A tumblr was created to solve the "Final Post-Final Problem": how did he indeed survive that fall? Here's the link to > "Sherlokian Theories".
Wait wait wait wait. In the video on John's blog, there is no mention of Moriarty's body.
Sherlock, not Moriarty, chose the rooftop location. Jumping would be the most humiliating form of suicide. So Sherlock gambled - correctly - that Moriarty would rather die than let Sherlock escape and pushed HIM to commit suicide. Sherlock asked Molly to replicate the fear serum from Baskerville which the boy on the BMX administered to Watson as Sherlock switched clothes with Moriarty. He had already primed Watson to really see his worst fear via the phone “note”. Sherlock pushes Moriarty’s corpse from the roof and Watson hallucinates that it’s Sherlock, ID’s the body with Molly who signs the death certificate and allows Moriarty to be buried in Sherlock’s grave. Holmes now has his anonymity back and his friends out of harms way. Ta-daaa!!! If I’m right about Sherlock’s ending the clue is actually in the title. It ends on The Richard Brook Fall.

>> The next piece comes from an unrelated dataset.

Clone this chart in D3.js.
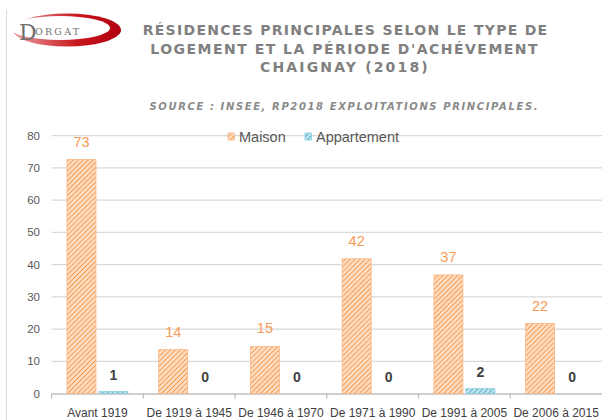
<!DOCTYPE html>
<html>
<head>
<meta charset="utf-8">
<script src="https://cdn.jsdelivr.net/npm/d3@7"></script>
<style>
  html, body { margin: 0; padding: 0; background: #fff; }
  svg { display: block; font-family: "Liberation Sans", Arial, sans-serif; }
</style>
</head>
<body>
<div id="chart"></div>
<script>
// data
var periodes = ["Avant 1919", "De 1919 à 1945", "De 1946 à 1970", "De 1971 à 1990", "De 1991 à 2005", "De 2006 à 2015"];
var maison = [72.6, 13.6, 14.6, 41.8, 36.8, 21.7];
var appartement = [0.6, 0, 0, 0, 1.5, 0];
var series = ["Maison", "Appartement"];
var yTicks = [0, 10, 20, 30, 40, 50, 60, 70, 80];
var titleLines = ["RÉSIDENCES PRINCIPALES SELON LE TYPE DE", "LOGEMENT ET LA PÉRIODE D'ACHÉVEMENT", "CHAIGNAY (2018)"];
var sourceText = "SOURCE : INSEE, RP2018 EXPLOITATIONS PRINCIPALES.";

var width = 602, height = 420;
var plot = {left: 51.6, right: 602, top: 135.7, bottom: 393.5};

var svg = d3.select("#chart")
  .append("svg")
    .attr("width", width)
    .attr("height", height);

// hatch patterns
var defs = svg.append("defs");
function hatch(id, bg, fg) {
  var p = defs.append("pattern")
    .attr("id", id)
    .attr("patternUnits", "userSpaceOnUse")
    .attr("width", 3.5)
    .attr("height", 3.5)
    .attr("patternTransform", "rotate(45)");
  p.append("rect").attr("width", 3.5).attr("height", 3.5).attr("fill", bg);
  p.append("line")
    .attr("x1", 0).attr("y1", 0).attr("x2", 0).attr("y2", 3.5)
    .attr("stroke", fg).attr("stroke-width", 1.7);
}
hatch("hMaison", "#fddcc2", "#f79646");
hatch("hAppart", "#bfe3ee", "#4bacc6");

// logo swoosh: red ellipse with an offset ellipse cut out
var grad = defs.append("linearGradient").attr("id", "logoGrad");
grad.append("stop").attr("offset", "0%").attr("stop-color", "#e9a3a3");
grad.append("stop").attr("offset", "60%").attr("stop-color", "#c8161d");
grad.append("stop").attr("offset", "100%").attr("stop-color", "#b00010");
var mask = defs.append("mask").attr("id", "logoMask");
mask.append("rect").attr("width", 140).attr("height", 60).attr("fill", "#fff");
mask.append("ellipse")
  .attr("cx", 60).attr("cy", 28).attr("rx", 50).attr("ry", 12)
  .attr("fill", "#000");

// left frame line
svg.append("line")
  .attr("x1", 6.5).attr("x2", 6.5).attr("y1", 10).attr("y2", height)
  .attr("stroke", "#d9d9d9");

var logo = svg.append("g");
logo.append("ellipse")
  .attr("cx", 67).attr("cy", 30).attr("rx", 54).attr("ry", 16.5)
  .attr("fill", "url(#logoGrad)")
  .attr("mask", "url(#logoMask)");
logo.append("text")
  .attr("x", 19).attr("y", 40)
  .style("font-family", "'DejaVu Serif', serif")
  .style("font-size", "22px")
  .attr("fill", "#707070")
  .text("D");
logo.append("text")
  .attr("x", 35).attr("y", 34.5)
  .style("font-family", "'DejaVu Serif', serif")
  .style("font-size", "9.5px")
  .style("letter-spacing", "2.2px")
  .attr("fill", "#707070")
  .text("ORGAT");

// title
var titleX = [142.7, 150.3, 260];
var titleW = [404.5, 387.3, 167.7];
var titleY = [35, 54, 72];
svg.selectAll(".title")
  .data(titleLines)
  .enter()
  .append("text")
    .attr("class", "title")
    .attr("x", function(d, i) { return titleX[i]; })
    .attr("y", function(d, i) { return titleY[i]; })
    .attr("textLength", function(d, i) { return titleW[i]; })
    .attr("lengthAdjust", "spacing")
    .style("font-family", "'DejaVu Sans', sans-serif")
    .style("font-size", "14px")
    .style("font-weight", "bold")
    .attr("fill", "#808080")
    .text(function(d) { return d; });

svg.append("text")
  .attr("x", 149.5).attr("y", 110)
  .attr("textLength", 388)
  .attr("lengthAdjust", "spacing")
  .style("font-family", "'DejaVu Sans', sans-serif")
  .style("font-size", "10px")
  .style("font-weight", "bold")
  .style("font-style", "italic")
  .attr("fill", "#8a8a8a")
  .text(sourceText);

// scales
var x = d3.scaleBand()
  .domain(periodes)
  .range([plot.left, plot.right]);
var xs = d3.scaleBand()
  .domain(series)
  .range([0, x.bandwidth()])
  .paddingInner(0.094)
  .paddingOuter(0.48);
var y = d3.scaleLinear()
  .domain([0, 80])
  .range([plot.bottom, plot.top]);

// gridlines
svg.selectAll(".grid")
  .data(yTicks.slice(1))
  .enter()
  .append("line")
    .attr("x1", plot.left).attr("x2", plot.right)
    .attr("y1", function(d) { return y(d); })
    .attr("y2", function(d) { return y(d); })
    .attr("stroke", "#d9d9d9")
    .attr("stroke-width", 1.2);

// y axis labels
svg.selectAll(".ylab")
  .data(yTicks)
  .enter()
  .append("text")
    .attr("x", 40)
    .attr("y", function(d) { return y(d) + 4; })
    .attr("text-anchor", "end")
    .style("font-size", "11.5px")
    .attr("fill", "#595959")
    .text(function(d) { return d; });

// x axis
var xAxis = svg.append("g")
  .attr("transform", "translate(0," + plot.bottom + ")")
  .call(d3.axisBottom(x).tickSize(0).tickPadding(15));
xAxis.select(".domain").attr("stroke", "#bfbfbf").attr("stroke-width", 1.3);
xAxis.selectAll("text")
  .style("font-family", "'Liberation Sans', Arial, sans-serif")
  .style("font-size", "12px")
  .attr("fill", "#404040");
xAxis.selectAll(".sep")
  .data(periodes)
  .enter()
  .append("line")
    .attr("x1", function(d) { return x(d); })
    .attr("x2", function(d) { return x(d); })
    .attr("y1", 0).attr("y2", 5)
    .attr("stroke", "#bfbfbf")
    .attr("stroke-width", 1.3);

// bars
var rows = periodes.map(function(p, i) {
  return {periode: p, Maison: maison[i], Appartement: appartement[i]};
});
var fills = {Maison: "url(#hMaison)", Appartement: "url(#hAppart)"};
var strokes = {Maison: "#fab784", Appartement: "#8ccfe0"};

series.forEach(function(s) {
  svg.selectAll(".bar-" + s)
    .data(rows)
    .enter()
    .append("rect")
      .attr("x", function(d) { return x(d.periode) + xs(s); })
      .attr("y", function(d) { return y(d[s]); })
      .attr("width", xs.bandwidth())
      .attr("height", function(d) { return y(0) - y(d[s]); })
      .attr("fill", fills[s])
      .attr("stroke", function(d) { return d[s] > 0 ? strokes[s] : "none"; })
      .attr("stroke-width", 0.8);
});

// data labels
svg.selectAll(".lab-m")
  .data(rows)
  .enter()
  .append("text")
    .attr("x", function(d) { return x(d.periode) + xs("Maison") + xs.bandwidth() / 2; })
    .attr("y", function(d) { return y(d.Maison) - 13; })
    .attr("text-anchor", "middle")
    .style("font-size", "14.5px")
    .attr("fill", "#f79a55")
    .text(function(d) { return Math.round(d.Maison); });

svg.selectAll(".lab-a")
  .data(rows)
  .enter()
  .append("text")
    .attr("x", function(d) { return x(d.periode) + xs("Appartement") + xs.bandwidth() / 2; })
    .attr("y", function(d) { return y(d.Appartement) - 11.5; })
    .attr("text-anchor", "middle")
    .style("font-size", "14px")
    .style("font-weight", "bold")
    .attr("fill", "#404040")
    .text(function(d) { return Math.round(d.Appartement); });

// legend
var legendX = [228, 305];
var legend = svg.selectAll(".legend")
  .data(series)
  .enter()
  .append("g")
    .attr("transform", function(d, i) { return "translate(" + legendX[i] + ",136.5)"; });
legend.append("rect")
  .attr("x", 0).attr("y", -3.5)
  .attr("width", 6.5).attr("height", 7)
  .attr("fill", function(d) { return fills[d]; })
  .attr("stroke", function(d) { return strokes[d]; })
  .attr("stroke-width", 0.8);
legend.append("text")
  .attr("x", 11)
  .attr("y", 5)
  .style("font-size", "14.5px")
  .attr("fill", "#595959")
  .text(function(d) { return d; });
</script>
</body>
</html>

OHMYGOD. he says the phone is his note. and then he drops it on the roof. SO WHAT IF THERE'S ANOTHER NOTE???????
The little girl screamed at Sherlock. That means that she’s seen him before, which means that he a part of the kidnapping. Or, not him, but a look alike, chosen by Moriarty for that purpose alone. Moriarty plans, he plans on everything. However, he didn’t plan on Sherlock remembering that one small fact. The gunner doesn’t look exactly like him in this episode, but they can twist it later on. That’s what TV dramas do. He didn’t jump. He pushed the gunner, swapped clothes, everything. The mortition that he finally talked to claimed that the man on the slab was her good friend and crush, Sherlock Holmes, knowing it isn’t, knowing he’s probably in her apartment hiding out right now as he hunts for evidence to take his claims of truth to the media and to court. It was the gunner, on the stairwell of the very same building Sherlock was on. (The view from the gunner’s scope is the same angle as Sherlock’s view.) That’s my theory. And honestly, it’s been made to be far too easy to figure out. Thoughts? Hole pickings?

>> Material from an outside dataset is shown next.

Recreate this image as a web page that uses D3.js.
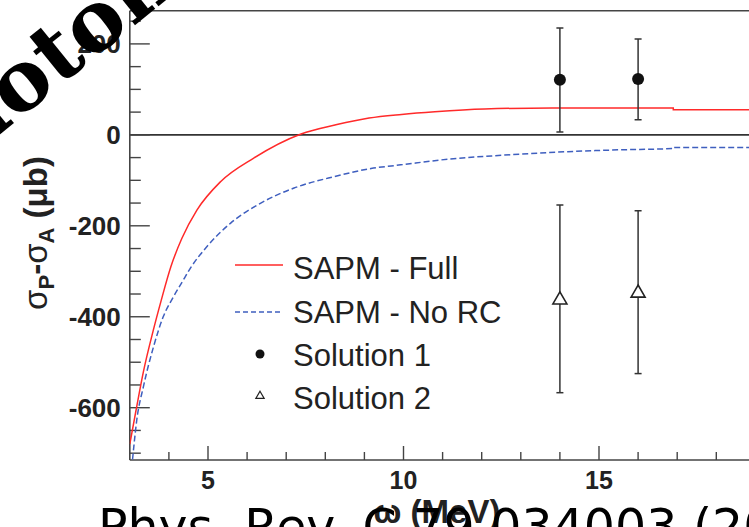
<!DOCTYPE html>
<html>
<head>
<meta charset="utf-8">
<script src="https://cdn.jsdelivr.net/npm/d3@7"></script>
<style>
  body { margin: 0; background: #fff; }
  svg { display: block; }
</style>
</head>
<body>
<div id="chart"></div>
<script>
// SAPM curves
var fullX = [3.0, 3.15, 3.35, 3.6, 3.8, 4.05, 4.33, 4.72, 5.32, 6.17, 7.38, 8.27, 9.12, 9.95, 10.8, 12.07, 13.8, 16.9, 16.9, 20];
var fullY = [-680, -610, -520, -430, -365, -290, -228, -165, -103, -51, 2, 22, 37, 45, 51, 57, 59, 59, 55, 55];
var noRcX = [3.07, 3.18, 3.35, 3.61, 3.86, 4.09, 4.33, 4.55, 4.98, 5.58, 6.35, 7.2, 8.22, 9.17, 9.93, 11.2, 12.5, 14.2, 15.5, 16.9, 16.9, 20];
var noRcY = [-714, -626, -553, -465, -399, -360, -325, -293, -245, -194, -150, -117, -92, -74, -66, -53, -45, -37, -33, -30, -28, -28];

// measured points: energy, value, error-bar top, error-bar bottom
var solX = [14, 16];
var sol1Y = [121, 123], sol1Hi = [235, 211], sol1Lo = [6, 33];
var sol2Y = [-363, -348], sol2Hi = [-154, -167], sol2Lo = [-567, -525];

var xTicks = [5, 10, 15];
var yTicks = [-600, -400, -200, 0, 200];
var legendLabels = ['SAPM - Full', 'SAPM - No RC', 'Solution 1', 'Solution 2'];

var W = 749, H = 527;
var plotLeft = 129.8, plotTop = 10.7, plotBottom = 460;
var axisCol = '#444', textCol = '#222';
var red = '#ff2a2a', blue = '#3f5fbf';

var svg = d3.select('#chart').append('svg')
  .attr('width', W).attr('height', H)
  .style('font-family', 'Liberation Sans, Arial, sans-serif');

var x = d3.scaleLinear().domain([3, 20]).range([plotLeft, plotLeft + 17 * 39.1]);
var y = d3.scaleLinear().domain([-715, 273]).range([plotBottom, plotTop]);

svg.append('clipPath').attr('id', 'plot')
  .append('rect').attr('x', plotLeft).attr('y', plotTop)
  .attr('width', W - plotLeft).attr('height', plotBottom - plotTop);

// frame and zero line
svg.append('line').attr('x1', plotLeft).attr('x2', W).attr('y1', plotTop).attr('y2', plotTop)
  .attr('stroke', axisCol).attr('stroke-width', 1.6);
svg.append('line').attr('x1', plotLeft).attr('x2', W).attr('y1', y(0)).attr('y2', y(0))
  .attr('stroke', '#333').attr('stroke-width', 1.6);

// x axis, ticks pointing into the plot
var xAxis = svg.append('g').attr('transform', 'translate(0,' + plotBottom + ')');
xAxis.append('line').attr('x1', plotLeft).attr('x2', W).attr('stroke', axisCol).attr('stroke-width', 1.6);
xAxis.selectAll('.minor').data(d3.range(4, 20)).enter().append('line')
  .attr('x1', function(d) { return x(d); }).attr('x2', function(d) { return x(d); })
  .attr('y1', 0).attr('y2', function(d) { return d % 5 === 0 ? -14 : -8; })
  .attr('stroke', axisCol).attr('stroke-width', 1.4);
xAxis.selectAll('.lab').data(xTicks).enter().append('text')
  .attr('x', function(d) { return x(d); }).attr('y', 29)
  .attr('text-anchor', 'middle').attr('fill', textCol)
  .style('font-size', '25px').style('font-weight', 'bold')
  .text(function(d) { return d; });

// y axis
var yAxis = svg.append('g').attr('transform', 'translate(' + plotLeft + ',0)');
yAxis.append('line').attr('y1', plotTop).attr('y2', plotBottom).attr('stroke', axisCol).attr('stroke-width', 1.6);
yAxis.selectAll('.minor').data(d3.range(-700, 251, 50)).enter().append('line')
  .attr('y1', function(d) { return y(d); }).attr('y2', function(d) { return y(d); })
  .attr('x1', 0).attr('x2', function(d) { return d % 200 === 0 ? 20 : 11; })
  .attr('stroke', axisCol).attr('stroke-width', 1.4);
yAxis.selectAll('.lab').data(yTicks).enter().append('text')
  .attr('x', -9).attr('y', function(d) { return y(d); })
  .attr('dy', '0.36em').attr('text-anchor', 'end').attr('fill', textCol)
  .style('font-size', '26px').style('font-weight', 'bold')
  .text(function(d) { return d; });

// axis titles
var yTitle = svg.append('text')
  .attr('transform', 'translate(47,233) rotate(-90)')
  .attr('text-anchor', 'middle').attr('fill', textCol)
  .style('font-size', '33px');
yTitle.append('tspan').text('σ');
yTitle.append('tspan').attr('dy', 7).style('font-size', '22px').style('font-weight', 'bold').text('P');
yTitle.append('tspan').attr('dy', -7).style('font-weight', 'bold').text('-');
yTitle.append('tspan').text('σ');
yTitle.append('tspan').attr('dy', 7).style('font-size', '22px').style('font-weight', 'bold').text('A');
yTitle.append('tspan').attr('dy', -7).style('font-weight', 'bold').text(' (μb)');

svg.append('text').attr('x', 437).attr('y', 523)
  .attr('text-anchor', 'middle').attr('fill', textCol)
  .style('font-size', '33px').style('font-weight', 'bold')
  .text('ω (MeV)');

// curves
var plot = svg.append('g').attr('clip-path', 'url(#plot)');
var line = d3.line()
  .x(function(d) { return x(d[0]); })
  .y(function(d) { return y(d[1]); })
  .curve(d3.curveMonotoneX);

plot.append('path').datum(d3.zip(noRcX, noRcY)).attr('d', line)
  .attr('fill', 'none').attr('stroke', blue).attr('stroke-width', 1.5)
  .attr('stroke-dasharray', '6,3');
plot.append('path').datum(d3.zip(fullX, fullY)).attr('d', line)
  .attr('fill', 'none').attr('stroke', red).attr('stroke-width', 1.5);

// error bars and markers
function errBars(hi, lo) {
  var g = plot.append('g').attr('stroke', '#333').attr('stroke-width', 1.5);
  solX.forEach(function(sx, i) {
    g.append('line').attr('x1', x(sx)).attr('x2', x(sx)).attr('y1', y(hi[i])).attr('y2', y(lo[i]));
    [hi[i], lo[i]].forEach(function(v) {
      g.append('line').attr('x1', x(sx) - 3.5).attr('x2', x(sx) + 3.5).attr('y1', y(v)).attr('y2', y(v));
    });
  });
}
errBars(sol1Hi, sol1Lo);
errBars(sol2Hi, sol2Lo);

var tri = d3.symbol().type(d3.symbolTriangle);
plot.selectAll('.s1').data(solX).enter().append('circle')
  .attr('cx', function(d) { return x(d); })
  .attr('cy', function(d, i) { return y(sol1Y[i]); })
  .attr('r', 6).attr('fill', '#111');
plot.selectAll('.s2').data(solX).enter().append('path')
  .attr('transform', function(d, i) { return 'translate(' + x(d) + ',' + y(sol2Y[i]) + ')'; })
  .attr('d', tri.size(85)).attr('fill', '#fff').attr('stroke', '#222').attr('stroke-width', 1.6);

// legend
var rowY = [268, 312, 355, 398];
var lg = svg.append('g');
lg.append('line').attr('x1', 235).attr('x2', 283).attr('y1', rowY[0] - 3).attr('y2', rowY[0] - 3)
  .attr('stroke', red).attr('stroke-width', 1.3);
lg.append('line').attr('x1', 235).attr('x2', 283).attr('y1', rowY[1]).attr('y2', rowY[1])
  .attr('stroke', blue).attr('stroke-width', 1.3).attr('stroke-dasharray', '5,3');
lg.append('circle').attr('cx', 260).attr('cy', rowY[2] - 1).attr('r', 4.5).attr('fill', '#111');
lg.append('path').attr('transform', 'translate(260,' + (rowY[3] - 2) + ')')
  .attr('d', tri.size(30)).attr('fill', '#fff').attr('stroke', '#222').attr('stroke-width', 1.2);
lg.selectAll('text').data(legendLabels).enter().append('text')
  .attr('x', 293).attr('y', function(d, i) { return rowY[i]; })
  .attr('dy', '0.36em').attr('fill', textCol)
  .style('font-size', '31px')
  .text(function(d) { return d; });

// overlaid captions
svg.append('text')
  .attr('transform', 'translate(-81,200) rotate(-39)')
  .style('font-family', 'DejaVu Serif').style('font-weight', 'bold')
  .style('font-size', '84px').attr('fill', '#000')
  .text('Photon');

svg.append('text').attr('x', 98).attr('y', 544)
  .style('font-family', 'DejaVu Sans').style('font-size', '49px').attr('fill', '#000')
  .text('Phys. Rev. C 79 034003 (2009)');
</script>
</body>
</html>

So this is what I am doing today. I am watching the rooftop scene of Reichenbach and using google street view to figure out what John could see. Sherlock very clearly needed John to be in one specific location. They showed the surroundings in such small bursts and I was getting frustrated and then I remembered google. Under the cut are screenshots from street view and from the show plus a link to the google maps location where John was standing, roughly. John could definitely not see the pavement where Sherlock landed until after he went around that low building in between them. Which goes a long way towards explaining how Sherlock pulled it off, I think? Or maybe not, and maybe this is all obvious to everyone else, but I need something to do other than prancing around my living room crying and saying “OH MY GOD JOHN! YOUR FACE! HERE MARTIN TAKE ALL THE AWARDS FOREVER!”
I can't help thinking that using the face of Sherlock to traumatize those children and using the face of Sherlock to convince the world he was dead is not a coincidence. Everyone has a look-alike.